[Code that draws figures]
....
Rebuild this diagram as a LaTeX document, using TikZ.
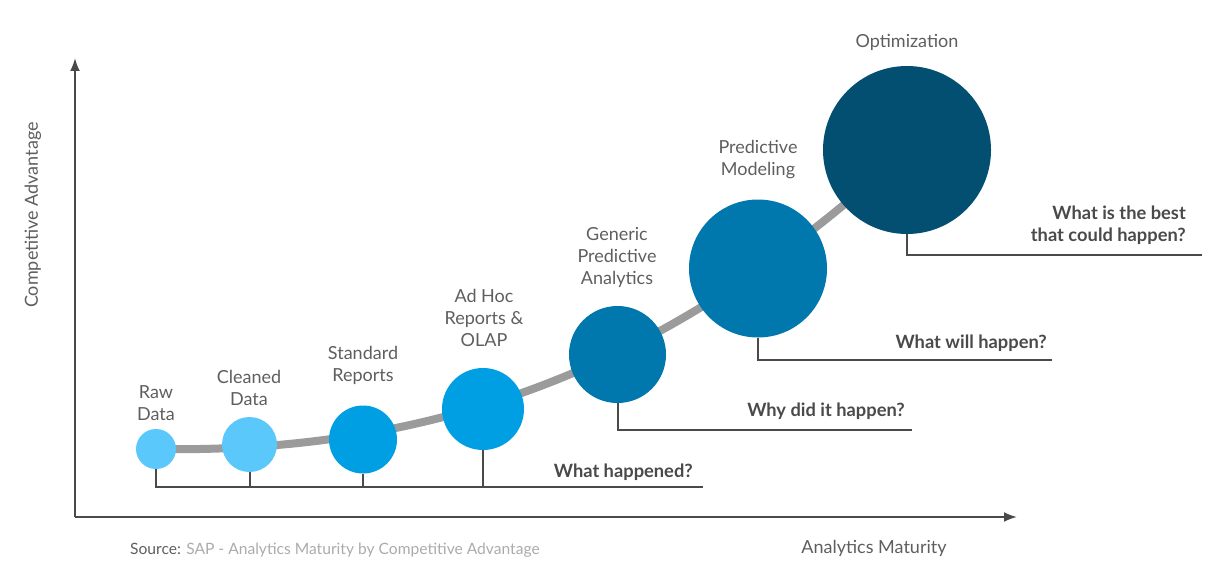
\documentclass[tikz,border=0pt]{standalone}
\usepackage{fontspec}
\setmainfont{Lato}
\usetikzlibrary{arrows.meta}

\definecolor{skyA}{HTML}{5AC8FA}
\definecolor{skyB}{HTML}{009FE3}
\definecolor{seaA}{HTML}{0077AD}
\definecolor{navyA}{HTML}{024F71}
\definecolor{lineg}{HTML}{4A4A4A}
\definecolor{pathg}{HTML}{9B9B9B}
\definecolor{txtg}{HTML}{5E5E5E}
\definecolor{srcg}{HTML}{ABABAB}

\begin{document}
\begin{tikzpicture}[x=1pt,y=-1pt,
		stage/.style={circle, inner sep=0pt, minimum size=#1},
		stagetext/.style={align=center, text=txtg, font=\fontsize{18}{22}\selectfont},
		question/.style={align=right, text=lineg, inner sep=0pt, font=\fontsize{18.3}{22}\selectfont\bfseries},
		conn/.style={draw=lineg, line width=2pt},
		axis/.style={draw=lineg, line width=2pt, -{Latex[length=13pt,width=10pt]}}]
			\useasboundingbox (0,0) rectangle (1223,578);
			% axes
			\coordinate (o) at (75,517);
			\coordinate (ytip) at (75,58);
			\coordinate (xtip) at (1017,517);
			\draw[axis] (o) -- (ytip);
			\draw[axis] (o) -- (xtip);
			\node[stagetext, rotate=90] (ylab) at (33,215) {Competitive Advantage};
			\node[stagetext] (xlab) at (874,548) {Analytics Maturity};
			\node[anchor=west, inner sep=0pt, font=\fontsize{15.6}{18}\selectfont] (src) at (130,550)
				{\textcolor{txtg}{Source:} \textcolor{srcg}{SAP - Analytics Maturity by Competitive Advantage}};
			% growth path
			\coordinate (p1) at (156,449);
			\coordinate (p2) at (249.5,444.5);
			\coordinate (p3) at (363,439.5);
			\coordinate (p4) at (483,409);
			\coordinate (p5) at (617.5,354.5);
			\coordinate (p6) at (758,268.5);
			\coordinate (p7) at (907,150);
			\coordinate (k1) at (500,455);
			\coordinate (k2) at (720,320);
			\draw[pathg, line width=8pt] (p1) .. controls (k1) and (k2) .. (p7);
			% stages
			\node[stage=40pt, fill=skyA] (c1) at (p1) {};
			\node[stage=55pt, fill=skyA] (c2) at (p2) {};
			\node[stage=68pt, fill=skyB] (c3) at (p3) {};
			\node[stage=82pt, fill=skyB] (c4) at (p4) {};
			\node[stage=97pt, fill=seaA] (c5) at (p5) {};
			\node[stage=138pt, fill=seaA] (c6) at (p6) {};
			\node[stage=168pt, fill=navyA] (c7) at (p7) {};
			\node[stagetext] (t1) at (156,403) {Raw\\Data};
			\node[stagetext] (t2) at (249,388) {Cleaned\\Data};
			\node[stagetext] (t3) at (363,365) {Standard\\Reports};
			\node[stagetext] (t4) at (484,318) {Ad Hoc\\Reports \&\\OLAP};
			\node[stagetext] (t5) at (617,257) {Generic\\Predictive\\Analytics};
			\node[stagetext] (t6) at (758,160) {Predictive\\Modeling};
			\node[stagetext] (t7) at (907,42) {Optimization};
			% questions
			\coordinate (h1) at (703,487);
			\coordinate (h2) at (912,430);
			\coordinate (h3) at (1052,360);
			\coordinate (h4) at (1202,255);
			\draw[conn] (c1.south) |- (h1);
			\draw[conn] (c2.south) -- (c2.south |- h1);
			\draw[conn] (c3.south) -- (c3.south |- h1);
			\draw[conn] (c4.south) -- (c4.south |- h1);
			\draw[conn] (c5.south) |- (h2);
			\draw[conn] (c6.south) |- (h3);
			\draw[conn] (c7.south) |- (h4);
			\node[question, anchor=base east] (q1) at (693,477) {What happened?};
			\node[question, anchor=base east] (q2) at (905,416) {Why did it happen?};
			\node[question, anchor=base east] (q3) at (1047,348) {What will happen?};
			\node[question, anchor=south east] (q4) at (1186,245) {What is the best\\that could happen?};
		\end{tikzpicture}
\end{document}
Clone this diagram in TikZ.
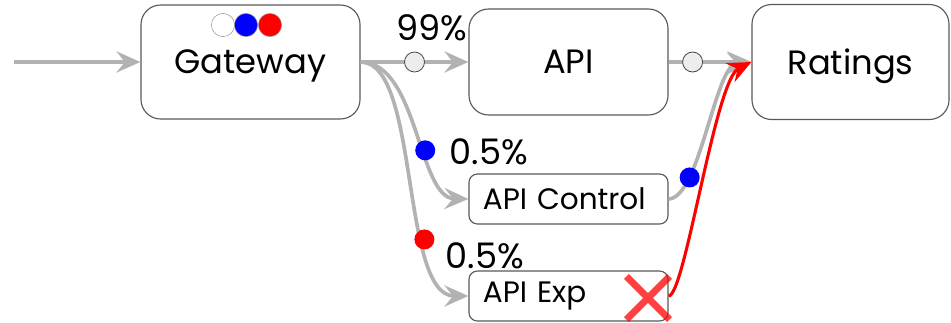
\documentclass[tikz,border=0pt]{standalone}
\usepackage{fontspec}
\setmainfont{Poppins}
\usetikzlibrary{arrows.meta}
\usetikzlibrary{shapes.misc}

\begin{document}
\begin{tikzpicture}[x=0.025cm,y=-0.025cm,
  svc/.style={draw=black!65,line width=0.8pt,rounded corners=14pt,fill=white,
    font=\fontsize{24}{28}\selectfont,text depth=0pt},
  ver/.style={draw=black!65,line width=0.8pt,rounded corners=6pt,fill=white,
    font=\fontsize{21}{25}\selectfont,align=left,text width=4.275cm,
    inner xsep=0.35cm,minimum height=1.25cm},
  flow/.style={draw=black!30,line width=2.6pt,
    -{Stealth[length=17pt,width=15pt,inset=6pt]}},
  bad/.style={draw=red,line width=2.2pt,
    -{Stealth[length=17pt,width=15pt,inset=6pt]}},
  tok/.style={circle,draw=black!70,line width=0.6pt,fill=black!7,
    inner sep=0pt,minimum size=0.5cm},
  ctok/.style={circle,fill=blue,inner sep=0pt,minimum size=0.5cm},
  etok/.style={circle,fill=red,inner sep=0pt,minimum size=0.5cm},
  pct/.style={font=\fontsize{25}{29}\selectfont}]
  \useasboundingbox (0,0) rectangle (951,322);

  % services
  \node[svc,minimum width=5.475cm,minimum height=2.85cm] (gw) at (250.5,62) {Gateway};
  \node[svc,minimum width=4.975cm,minimum height=2.65cm] (api) at (568.5,62) {API};
  \node[svc,minimum width=4.925cm,minimum height=2.875cm] (rat) at (850.5,62) {Ratings};
  \node[ver] (ctl) at (568.5,199) {API Control};
  \node[ver] (exp) at (568.5,296) {API Exp};

  % request colours
  \node[circle,draw=black!40,fill=white,inner sep=0pt,minimum size=0.58cm] (w0) at (223,25) {};
  \node[circle,draw=black!40,fill=blue,inner sep=0pt,minimum size=0.58cm] (b0) at (246,25) {};
  \node[circle,draw=black!40,fill=red,inner sep=0pt,minimum size=0.58cm] (r0) at (270,25) {};

  \coordinate (in) at (14,62);
  \draw[flow] (in) -- (gw.west);

  \draw[flow] (gw.east) -- node[tok] (t1) {} (api.west);
  \draw[flow] (api.east) -- node[tok,pos=0.29] (t2) {} (rat.west);
  \node[pct] (p99) at (432,28) {99\%};

  \draw[flow] (gw.east) .. controls (418,62) and (418,198) .. (ctl.west)
    node[ctok,pos=0.6] (c1) {};
  \node[pct] (pc) at (489,152) {0.5\%};
  \draw[flow] (gw.east) .. controls (420,62) and (400,296) .. (exp.west)
    node[etok,pos=0.68] (e1) {};
  \node[pct] (pe) at (485,256) {0.5\%};

  \draw[flow] (ctl.east) .. controls (700,198) and (715,64) .. (rat.west)
    node[ctok,pos=0.25] (c2) {};
  \draw[bad] (exp.east) .. controls (685,296) and (715,80) .. (rat.west);

  % failed call
  \node[cross out,draw=red,opacity=0.75,line width=5pt,inner sep=0pt,
    minimum width=0.9cm,minimum height=0.9cm] (fail) at (648,298) {};
\end{tikzpicture}
\end{document}
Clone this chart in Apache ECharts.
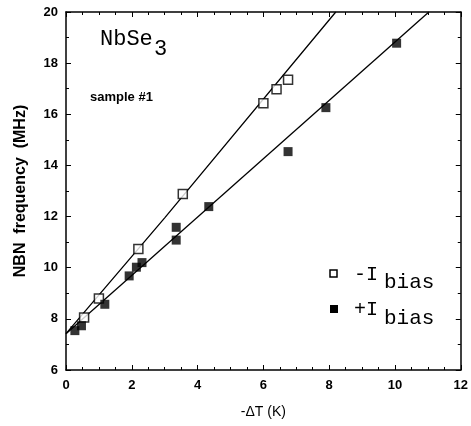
<!DOCTYPE html>
<html>
<head>
<meta charset="utf-8">
<script src="https://cdn.jsdelivr.net/npm/echarts@6/dist/echarts.min.js"></script>
<style>html,body{margin:0;padding:0;background:#fff;}#c{width:471px;height:426px;}</style>
</head>
<body>
<div id="c"></div>
<script>
// -I_bias (open squares)
const minusX = [0.55, 1.0, 2.2, 3.55, 6.0, 6.4, 6.75];
const minusY = [8.05, 8.8, 10.73, 12.88, 16.43, 16.98, 17.35];
// +I_bias (filled squares)
const plusX = [0.27, 0.47, 1.18, 1.92, 2.14, 2.31, 3.35, 3.35, 4.34, 6.75, 7.9, 10.05];
const plusY = [7.54, 7.73, 8.57, 9.68, 10.02, 10.2, 11.08, 11.58, 12.39, 14.54, 16.26, 18.78];
// fitted lines
const minusFitX = [0, 3, 8.2];
const minusFitY = [7.42, 11.95, 20];
const plusFitX = [0, 11.03];
const plusFitY = [7.42, 20];
// axes
const xTicks = [0, 2, 4, 6, 8, 10, 12];
const yTicks = [6, 8, 10, 12, 14, 16, 18, 20];
const xTitle = '-\u0394T (K)';
const yTitle = 'NBN  frequency  (MHz)';

const zip = (a, b) => a.map((v, i) => [v, b[i]]);
const chart = echarts.init(document.getElementById('c'), null, {renderer: 'canvas'});

const lab = {fontFamily: 'Liberation Sans, Arial', fontWeight: 'bold', fontSize: 13, color: '#000'};
const mono = 'Liberation Mono, Courier New, monospace';

const baseX = {
  type: 'value', min: xTicks[0], max: xTicks[xTicks.length - 1], interval: 2,
  axisLine: {show: true, onZero: false, lineStyle: {color: '#000', width: 1.5}},
  axisTick: {show: true, inside: true, length: 5, lineStyle: {color: '#000', width: 1}},
  minorTick: {show: true, splitNumber: 4, length: 3, lineStyle: {color: '#000', width: 1}},
  splitLine: {show: false}
};
const baseY = {
  type: 'value', min: yTicks[0], max: yTicks[yTicks.length - 1], interval: 2,
  axisLine: {show: true, onZero: false, lineStyle: {color: '#000', width: 1.5}},
  axisTick: {show: true, inside: true, length: 5, lineStyle: {color: '#000', width: 1}},
  minorTick: {show: true, splitNumber: 2, length: 3, lineStyle: {color: '#000', width: 1}},
  splitLine: {show: false}
};

chart.setOption({
  animation: false,
  backgroundColor: '#fff',
  grid: {left: 66, right: 9, top: 12, bottom: 56},
  xAxis: [
    Object.assign({}, baseX, {
      position: 'bottom',
      axisLabel: Object.assign({margin: 9}, lab),
      name: xTitle, nameLocation: 'middle', nameGap: 35,
      nameTextStyle: {fontFamily: 'Liberation Sans, Arial', fontSize: 14, color: '#000'}
    }),
    Object.assign({}, baseX, {position: 'top', axisLabel: {show: false}})
  ],
  yAxis: [
    Object.assign({}, baseY, {
      position: 'left',
      axisLabel: Object.assign({margin: 8}, lab),
      name: yTitle, nameLocation: 'middle', nameGap: 37,
      nameTextStyle: {fontFamily: 'Liberation Sans, Arial', fontWeight: 'bold', fontSize: 16, color: '#000'}
    }),
    Object.assign({}, baseY, {position: 'right', axisLabel: {show: false}})
  ],
  series: [
    {type: 'line', data: zip(minusFitX, minusFitY), symbol: 'none', clip: true,
     lineStyle: {color: '#000', width: 1.3}, silent: true},
    {type: 'line', data: zip(plusFitX, plusFitY), symbol: 'none', clip: true,
     lineStyle: {color: '#000', width: 1.3}, silent: true},
    {type: 'scatter', name: '-Ibias', data: zip(minusX, minusY), symbol: 'rect', symbolSize: 9,
     itemStyle: {color: '#fff', borderColor: '#000', borderWidth: 1.5}, z: 5},
    {type: 'scatter', name: '+Ibias', data: zip(plusX, plusY), symbol: 'rect', symbolSize: 9,
     itemStyle: {color: '#000', borderColor: '#000', borderWidth: 0}, z: 5}
  ],
  graphic: [
    {type: 'text', left: 100, top: 28, style: {text: 'NbSe', font: '22px ' + mono, fill: '#000'}},
    {type: 'text', left: 154, top: 38, style: {text: '3', font: '22px ' + mono, fill: '#000'}},
    {type: 'text', left: 90, top: 91, style: {text: 'sample #1', font: 'bold 13px Liberation Sans, Arial', fill: '#000'}},
    {type: 'rect', shape: {x: 330, y: 270, width: 7, height: 7}, style: {fill: '#fff', stroke: '#000', lineWidth: 1.5}},
    {type: 'text', left: 354, top: 265, style: {text: '-I', font: '20px ' + mono, fill: '#000'}},
    {type: 'text', left: 384, top: 272, style: {text: 'bias', font: '21px ' + mono, fill: '#000'}},
    {type: 'rect', shape: {x: 330, y: 305, width: 8, height: 8}, style: {fill: '#000'}},
    {type: 'text', left: 354, top: 300, style: {text: '+I', font: '20px ' + mono, fill: '#000'}},
    {type: 'text', left: 384, top: 308, style: {text: 'bias', font: '21px ' + mono, fill: '#000'}}
  ]
});
</script>
</body>
</html>
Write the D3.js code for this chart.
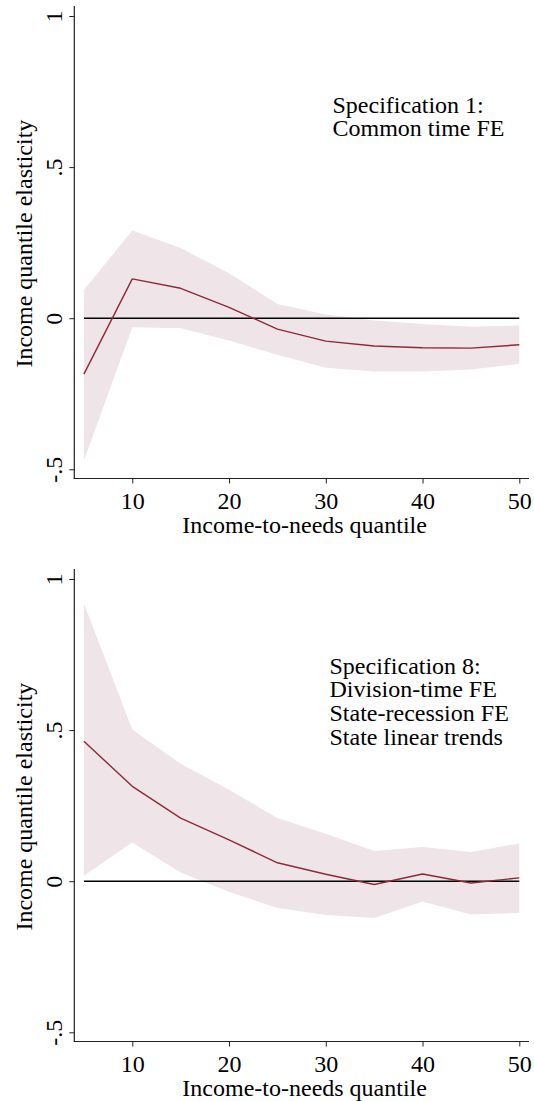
<!DOCTYPE html>
<html>
<head>
<meta charset="utf-8">
<script src="https://cdn.jsdelivr.net/npm/d3@7"></script>
<style>
  html, body { margin: 0; padding: 0; background: #fff; }
  svg { display: block; }
  text { font-family: "Liberation Serif", "Times New Roman", serif; fill: #000; }
</style>
</head>
<body>
<div id="chart"></div>
<script>
// ---- Data ----
const quantiles = [5, 10, 15, 20, 25, 30, 35, 40, 45, 50];

const spec1Est = [-0.185, 0.130, 0.099, 0.036, -0.036, -0.076, -0.092, -0.098, -0.099, -0.088];
const spec1Hi  = [ 0.093, 0.290, 0.232, 0.149,  0.047,  0.012, -0.008, -0.019, -0.028, -0.024];
const spec1Lo  = [-0.471, -0.030, -0.033, -0.074, -0.121, -0.164, -0.176, -0.176, -0.170, -0.151];

const spec8Est = [0.463, 0.314, 0.209, 0.137, 0.061, 0.023, -0.011, 0.024, -0.006, 0.011];
const spec8Hi  = [0.919, 0.502, 0.389, 0.303, 0.209, 0.157, 0.100, 0.113, 0.097, 0.125];
const spec8Lo  = [0.018, 0.128, 0.029, -0.035, -0.089, -0.112, -0.122, -0.067, -0.110, -0.105];

const xTicks = [10, 20, 30, 40, 50];
const yTicks = [-0.5, 0, 0.5, 1];
const yTickLabels = ["-.5", "0", ".5", "1"];

const spec1Notes = ["Specification 1:", "Common time FE"];
const spec8Notes = ["Specification 8:", "Division-time FE", "State-recession FE", "State linear trends"];

const xTitle = "Income-to-needs quantile";
const yTitle = "Income quantile elasticity";

// ---- Layout ----
const W = 534, H = 1101;
const svg = d3.select("#chart").append("svg").attr("width", W).attr("height", H);
svg.append("rect").attr("width", W).attr("height", H).attr("fill", "#fff");

const lineColor = "#8d2a37";
const bandColor = "#efe4e7";
const fontSize = 24;

function panel(offsetY, est, hi, lo, notes, noteX, noteY0, noteStep) {
  const g = svg.append("g").attr("transform", `translate(0,${offsetY})`);
  const x = d3.scaleLinear().domain([5, 50]).range([83.9, 519.3]);
  const y = d3.scaleLinear().domain([-0.5, 1]).range([469.3, 16]);
  const axisLeftX = 74.3, axisRightX = 529, axisBottomY = 478.5, axisTopY = 6;

  const rows = quantiles.map((q, i) => ({ q, est: est[i], hi: hi[i], lo: lo[i] }));

  // CI band
  g.append("path")
    .datum(rows)
    .attr("fill", bandColor)
    .attr("stroke", "none")
    .attr("d", d3.area().x(d => x(d.q)).y0(d => y(d.lo)).y1(d => y(d.hi)));

  // zero reference line
  g.append("line")
    .attr("x1", x(quantiles[0])).attr("x2", x(quantiles[quantiles.length - 1]))
    .attr("y1", y(0)).attr("y2", y(0))
    .attr("stroke", "#000").attr("stroke-width", 1.4);

  // estimate line
  g.append("path")
    .datum(rows)
    .attr("fill", "none")
    .attr("stroke", lineColor)
    .attr("stroke-width", 1.4)
    .attr("stroke-linejoin", "round")
    .attr("d", d3.line().x(d => x(d.q)).y(d => y(d.est)));

  // x axis
  const xAxis = g.append("g").attr("transform", `translate(0,${axisBottomY})`)
    .call(d3.axisBottom(x).tickValues(xTicks).tickSize(5).tickPadding(0).tickFormat(d3.format("d")));
  xAxis.select(".domain").remove();
  xAxis.selectAll(".tick line").attr("stroke", "#222").attr("stroke-width", 1);
  xAxis.selectAll(".tick text")
    .attr("y", 30.8).attr("dy", null)
    .style("font-size", fontSize + "px")
    .style("font-family", "'Liberation Serif', 'Times New Roman', serif")
    .attr("fill", "#000");
  xAxis.append("line")
    .attr("x1", axisLeftX - 0.5).attr("x2", axisRightX).attr("y1", 0).attr("y2", 0)
    .attr("stroke", "#222").attr("stroke-width", 1.2);

  // y axis
  const yAxis = g.append("g").attr("transform", `translate(${axisLeftX},0)`)
    .call(d3.axisLeft(y).tickValues(yTicks).tickSize(5).tickFormat((d, i) => yTickLabels[i]));
  yAxis.select(".domain").remove();
  yAxis.selectAll(".tick line").attr("stroke", "#222").attr("stroke-width", 1);
  yAxis.selectAll(".tick text")
    .attr("x", 0).attr("y", -12.6).attr("dy", null)
    .attr("transform", "rotate(-90)")
    .attr("text-anchor", "middle")
    .style("font-size", fontSize + "px")
    .style("font-family", "'Liberation Serif', 'Times New Roman', serif")
    .attr("fill", "#000");
  yAxis.append("line")
    .attr("x1", 0).attr("x2", 0).attr("y1", axisTopY).attr("y2", axisBottomY + 0.5)
    .attr("stroke", "#222").attr("stroke-width", 1.2);

  // axis titles
  g.append("text")
    .attr("x", (axisLeftX + axisRightX) / 2 + 3).attr("y", 533)
    .attr("text-anchor", "middle")
    .style("font-size", fontSize + "px")
    .text(xTitle);
  g.append("text")
    .attr("transform", `translate(31.5,${(y(1) + y(-0.5)) / 2 + 1}) rotate(-90)`)
    .attr("text-anchor", "middle")
    .style("font-size", fontSize + "px")
    .text(yTitle);

  // annotation
  const t = g.append("text").style("font-size", fontSize + "px");
  notes.forEach((s, i) => {
    t.append("tspan").attr("x", noteX).attr("y", noteY0 + i * noteStep).text(s);
  });
}

panel(0, spec1Est, spec1Hi, spec1Lo, spec1Notes, 332.5, 112.5, 23.7);
panel(563, spec8Est, spec8Hi, spec8Lo, spec8Notes, 329.5, 110.5, 23.7);
</script>
</body>
</html>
....
* Task
Scan the material above for the word "this". Copy each line where it occurs.

* Correct response
Rebuild this diagram as a LaTeX document, using TikZ.
Clone this diagram in TikZ.
Clone this chart in Apache ECharts.
Write the D3.js code for this chart.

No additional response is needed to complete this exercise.